- Court: United States Court of Appeals for the District of Columbia Circuit
- Full case name: Linchpins of Liberty v. United States
- Argued: May 29 2013

= Linchpins of Liberty v. United States =

Linchpins of Liberty v. United States (1:13-cv-00777) is a case decided in the United States Court of Appeals for the District of Columbia Circuit, in which the IRS agreed to a formal apology to all plaintiffs of the case. The IRS targeting groups based on a political viewpoint received widespread national attention.

==Background==
In May 2013, the Associated Press and The New York Times reported that the Internal Revenue Service (IRS) flagged groups for review of their applications for tax-exempt status, based on their names or policy positions, during the 2012 election. This included targeting conservative and liberal groups, and led to both political and public condemnation of the agency, and triggered multiple investigations. Jay Sekulow, who represented 16 Tea Party groups in the courts in this case, said that "This admission by the IRS represents a significant victory for free speech and freedom of association. There was never any doubt that these organizations complied with the law and applied for tax-exempt status for their activities as Americans have done for decades"

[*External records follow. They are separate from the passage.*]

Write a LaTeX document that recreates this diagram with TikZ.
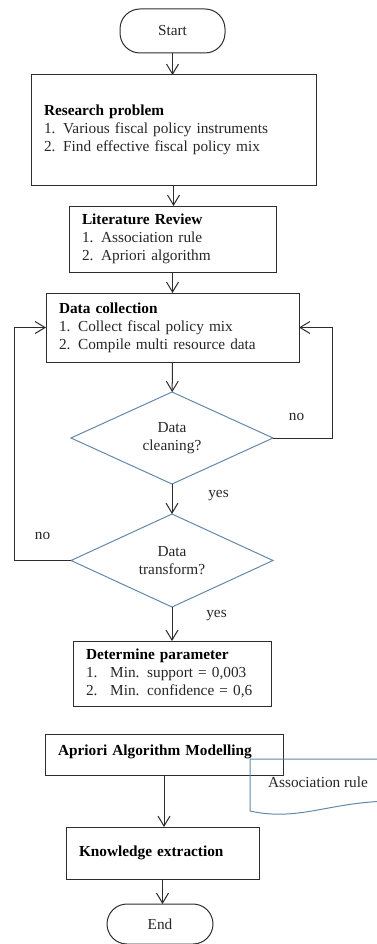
\documentclass[tikz,border=0pt]{standalone}
\usepackage{fontspec}
\setmainfont{Liberation Serif}
\usetikzlibrary{arrows.meta,positioning,shapes.geometric}
\definecolor{LineGray}{RGB}{45,45,45}
\definecolor{SteelBlue}{RGB}{100,136,170}

\begin{document}
\begin{tikzpicture} [x=1pt, y=1pt, >={Straight Barb[length=10pt,width=12pt]},
	   LineGray, text=black!85, line width=1pt,
	   every node/.style={font=\fontsize{15.3}{18}\selectfont, outer sep=0pt},
	   terminal/.style = {rectangle, rounded corners=20pt, draw,
	                      minimum width=105pt, minimum height=44pt},
	   stepbox/.style 2 args = {rectangle, draw, text width=#1, minimum height=#2,
	                            inner xsep=13pt, align=left},
	   decision/.style = {diamond, draw=SteelBlue, aspect=2.2, inner sep=0pt,
	                      minimum width=202pt, minimum height=92pt, align=center}]
	\useasboundingbox (0,0) rectangle (377,-944);
	%% Main steps
	\node [terminal] (start) at (172.5,-31) {Start};
	\node [stepbox={259pt}{110pt}, below=22pt of start, xshift=1pt] (research)
	      {\textbf{\color{black}Research problem}\\1. Various fiscal policy instruments\\2. Find effective fiscal policy mix};
	\node [stepbox={181pt}{66pt}, below=21pt of research, xshift=-1pt] (literature)
	      {\textbf{\color{black}Literature Review}\\1. Association rule\\2. Apriori algorithm};
	\node [stepbox={227pt}{69pt}, below=21pt of literature] (collection)
	      {\textbf{\color{black}Data collection}\\1. Collect fiscal policy mix\\2. Compile multi resource data};
	%% Decisions
	\node [decision, below=30pt of collection, xshift=-0.5pt] (cleaning) {Data\\cleaning?};
	\node [decision, minimum height=93pt, below=30pt of cleaning] (transform) {Data\\transform?};
	\node [stepbox={172pt}{65pt}, below=34pt of transform] (parameter)
	      {\textbf{\color{black}Determine parameter}\\1.~ Min. support = 0,003\\2.~ Min. confidence = 0,6};
	%% Modelling and output
	\node [stepbox={212pt}{41pt}, below=28pt of parameter, xshift=-8pt] (apriori)
	      {\textbf{\color{black}Apriori Algorithm Modelling}\rule[-8pt]{0pt}{8pt}};
	\node [stepbox={167pt}{52pt}, below=52pt of apriori, xshift=-1.5pt] (knowledge)
	      {\textbf{\color{black}Knowledge extraction}};
	\node [terminal, minimum width=106pt, minimum height=40pt, below=25pt of knowledge, xshift=-2.5pt] (end) {End};
	\node (assoc) at (318,-782) {Association rule};
	\begin{scope}
		\clip (0,0) rectangle (377,-944);
		\draw [SteelBlue] (250,-759) -- (395,-759) -- (395,-801)
		      .. controls (330,-801) and (300,-822) .. (250,-811) -- cycle;
	\end{scope}

	%% Simple paths
	\draw[->] (start.south) -- (start.south |- research.north);
	\draw[->] (research.south) -- (research.south |- literature.north);
	\draw[->] (literature) -- (collection);
	\draw[->] (collection) -- (cleaning);
	\draw[->] (cleaning) -- (transform)
	          node[pos=0.4, right=33pt] {yes};
	\draw[->] (transform) -- (parameter)
	          node[pos=0.25, right=31pt] {yes};
	\draw[->] (apriori.south) -- (apriori.south |- knowledge.north);
	\draw[->] (knowledge.south) -- (knowledge.south |- end.north);
	%% Loops back to data collection
	\draw[->] (cleaning.east) -- ++(59,0) node[pos=0.4, above=14pt] {no} |- (collection.east);
	\draw[->] (transform.west) -- ++(-57,0) node[midway, above=18pt] {no} |- (collection.west);
\end{tikzpicture}
\end{document}
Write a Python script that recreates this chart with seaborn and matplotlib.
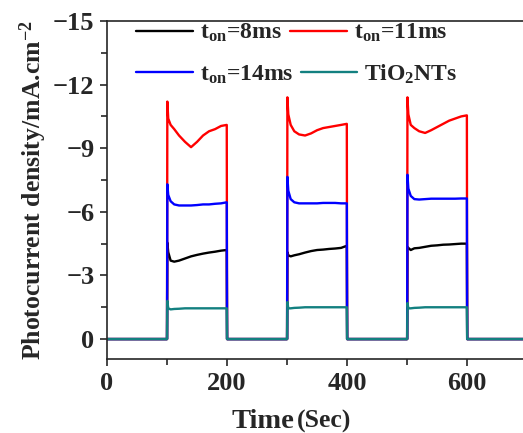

After an initial two-year investigation, the Justice Department announced in October 2015 that "We found no evidence that any IRS official acted based on political, discriminatory, corrupt, or other inappropriate motives that would support a criminal prosecution."

In October 2017, the Treasury Department's inspector general reported that the I.R.S. had targeted both liberal and conservative groups, flagging organization names with terms that included "Tea Party", "Patriot", "Progressive", and "Occupy."

As a result of final agreements and the issuance of a Consent Order, the IRS has formally acknowledged its wrongdoing and treatment of the plaintiffs in this case:

The IRS admits that its treatment of Plaintiffs during the tax-exempt determinations process, including screening their applications based on their names or policy positions, subjecting those applications to heightened scrutiny and inordinate delays, and demanding of some Plaintiffs' information that TIGTA determined was unnecessary to the agency's determination of their tax-exempt status, was wrong. For such treatment, the IRS expresses its sincere apology.